Saturday, October 6, 2007

Reduced From A Torrent To A Tickle

I passed by the nursing home again today and felt nothing. What is happening to me? Is the power of distraction that potent? I was sure that this was not a passing phase; well, I claimed it was but I thought I was just in denial. Surely the pull was too great. For weeks, even months I felt dogged by this relentless nagging, this tugging on my pant leg to turn back or at least stop moving. And then, just like a near miss with a car on a dark road, it is gone and with it all the passion, pain and insight into my condition. I looked around for any trace that it every happened but it was all a faded my memory. A memory upon which everyday experience heaps piles of meaningless instances onto so as to completely obscure its fleeting moments of clarity. I am numb...worse, I am distracted. I have slipped back into my stupor, barely taking notice of the road signs.

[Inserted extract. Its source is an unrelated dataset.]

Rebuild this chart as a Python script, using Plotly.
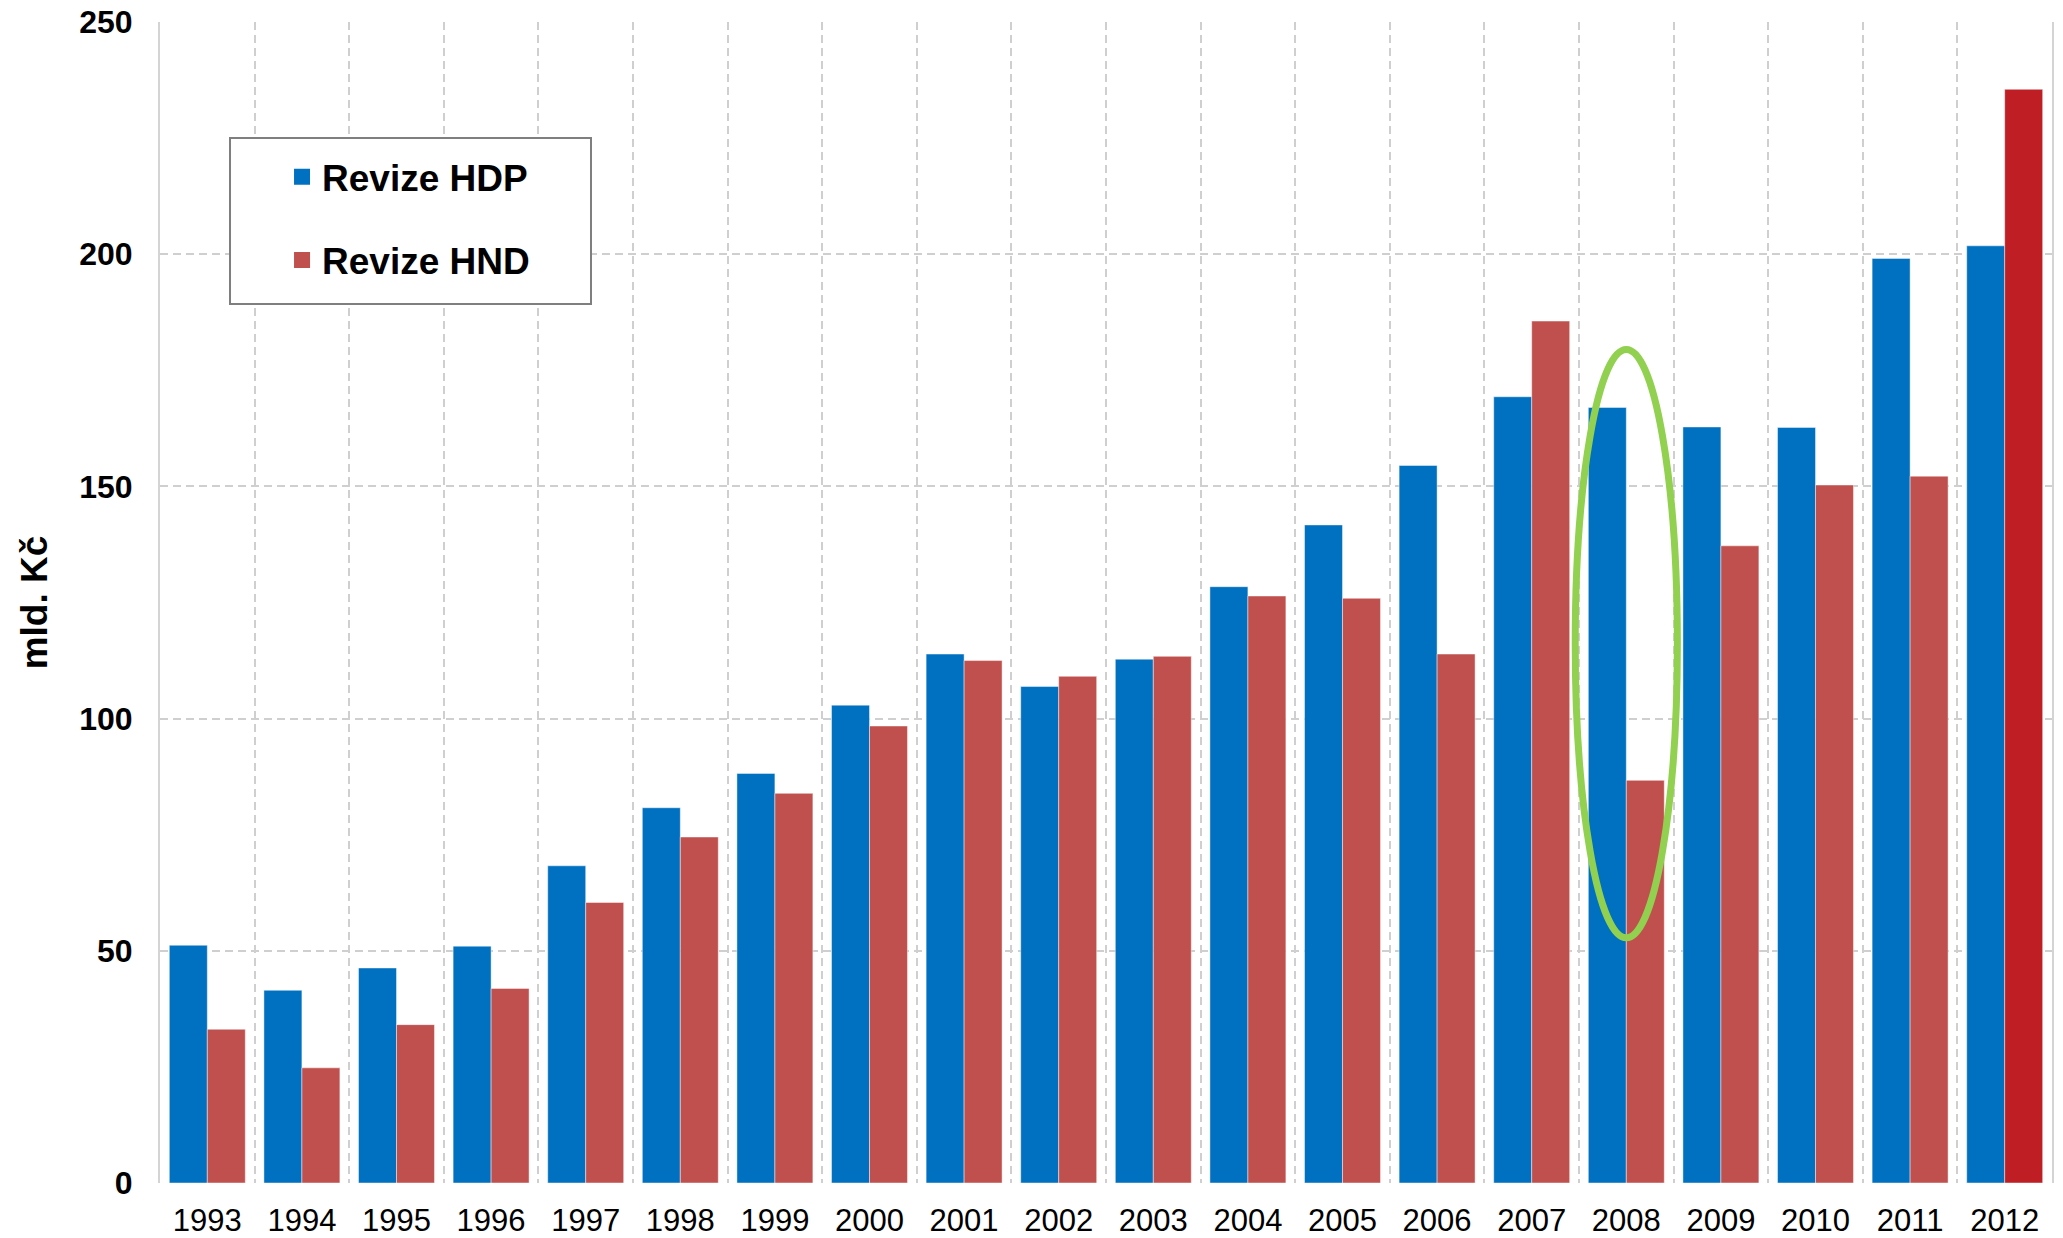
import plotly.graph_objects as go

years = [str(y) for y in range(1993, 2013)]
hdp = [51.2, 41.5, 46.3, 51.0, 68.3, 80.8, 88.2, 102.9, 113.9, 106.9,
       112.8, 128.4, 141.7, 154.5, 169.3, 167.0, 162.8, 162.7, 199.1, 201.8]
hnd = [33.1, 24.8, 34.1, 41.9, 60.4, 74.5, 83.9, 98.4, 112.5, 109.1,
       113.4, 126.4, 125.9, 113.9, 185.6, 86.7, 137.2, 150.3, 152.2, 235.5]
y_ticks = [0, 50, 100, 150, 200, 250]
highlight_year = "2008"
highlight_range = [52.8, 179.5]

BLUE = "#0070C0"
RED = "#C0504D"
DARK_RED = "#BE1E24"
GRID = "#cfcfcf"
FONT = "Liberation Sans, Arial, sans-serif"

hnd_colors = [RED] * (len(years) - 1) + [DARK_RED]
edge = dict(color="rgba(255,255,255,0.45)", width=1)

fig = go.Figure()
fig.add_trace(go.Bar(x=years, y=hdp, name="Revize HDP", showlegend=False,
                     marker=dict(color=BLUE, line=edge)))
fig.add_trace(go.Bar(x=years, y=hnd, name="Revize HND", showlegend=False,
                     marker=dict(color=hnd_colors, line=edge)))

# legend entries (square swatches)
for name, col, grp in [("Revize HDP", BLUE, "a"), ("Revize HND", RED, "b")]:
    fig.add_trace(go.Scatter(x=[None], y=[None], mode="markers", name=name,
                             legendgroup=grp, showlegend=True,
                             marker=dict(symbol="square", size=19, color=col)))

idx = years.index(highlight_year)
fig.add_shape(type="circle", xref="x", yref="y",
              x0=idx - 0.54, x1=idx + 0.54,
              y0=highlight_range[0], y1=highlight_range[1],
              line=dict(color="#92D050", width=7), layer="above")

# legend frame
fig.add_shape(type="rect", xref="paper", yref="paper",
              x0=0.037, x1=0.2278, y0=0.7571, y1=0.9001,
              line=dict(color="#7f7f7f", width=2), fillcolor="white", layer="above")

fig.update_layout(
    width=2063, height=1238,
    margin=dict(l=160, r=11, t=22, b=55),
    paper_bgcolor="white", plot_bgcolor="white",
    barmode="group", bargap=0.197, bargroupgap=0,
    font=dict(family=FONT, color="black"),
    legend=dict(
        x=0.0645, y=0.893, xanchor="left", yanchor="top",
        bgcolor="rgba(0,0,0,0)", borderwidth=0,
        font=dict(size=37, weight="bold", family=FONT),
        tracegroupgap=32, traceorder="grouped", itemsizing="trace",
    ),
    showlegend=True,
)

fig.update_xaxes(
    type="category", tickson="boundaries", automargin=False,
    showgrid=True, gridcolor=GRID, gridwidth=2, griddash="8px,5px",
    ticks="", showline=False, zeroline=False,
    tickfont=dict(size=31, family=FONT),
    ticklabelstandoff=16,
    range=[-0.5, len(years) - 0.5],
)
fig.update_yaxes(
    range=[0, 250], tickvals=y_ticks, automargin=False,
    showgrid=True, gridcolor=GRID, gridwidth=2, griddash="8px,5px",
    zeroline=False, showline=True, linecolor="#d4d4d4", linewidth=2, mirror=True,
    ticks="", tickfont=dict(size=32, weight="bold", family=FONT),
    ticklabelstandoff=19,
    title=dict(text="mld. Kč", font=dict(size=37, weight="bold", family=FONT), standoff=20),
)

fig.write_html("out.html", config={"displayModeBar": False},
               post_script="document.body.style.margin='0';document.body.style.overflow='hidden';")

What more is there to say. I feel as if this is my only memento of that experience. To let it end, to peter out like a half hearted ovation, would be to completely resign myself to its falsity and with it the adventure of life. The truth is that I loved the pain, the disquiet; for in it and through it I felt something which meant that I could feel. Feeling allows us to experience life beyond the senses beyond the confines of observable truth.

But now I am in the dessert or more accurately, a tepid pool of water. No more raging seas and harrowing waves on the horizon just an imperceptible grey. In light of this, drowning is conceivable a more acceptable risk when one is dying of thirst. But what if one only has an annoying tickle in the throat?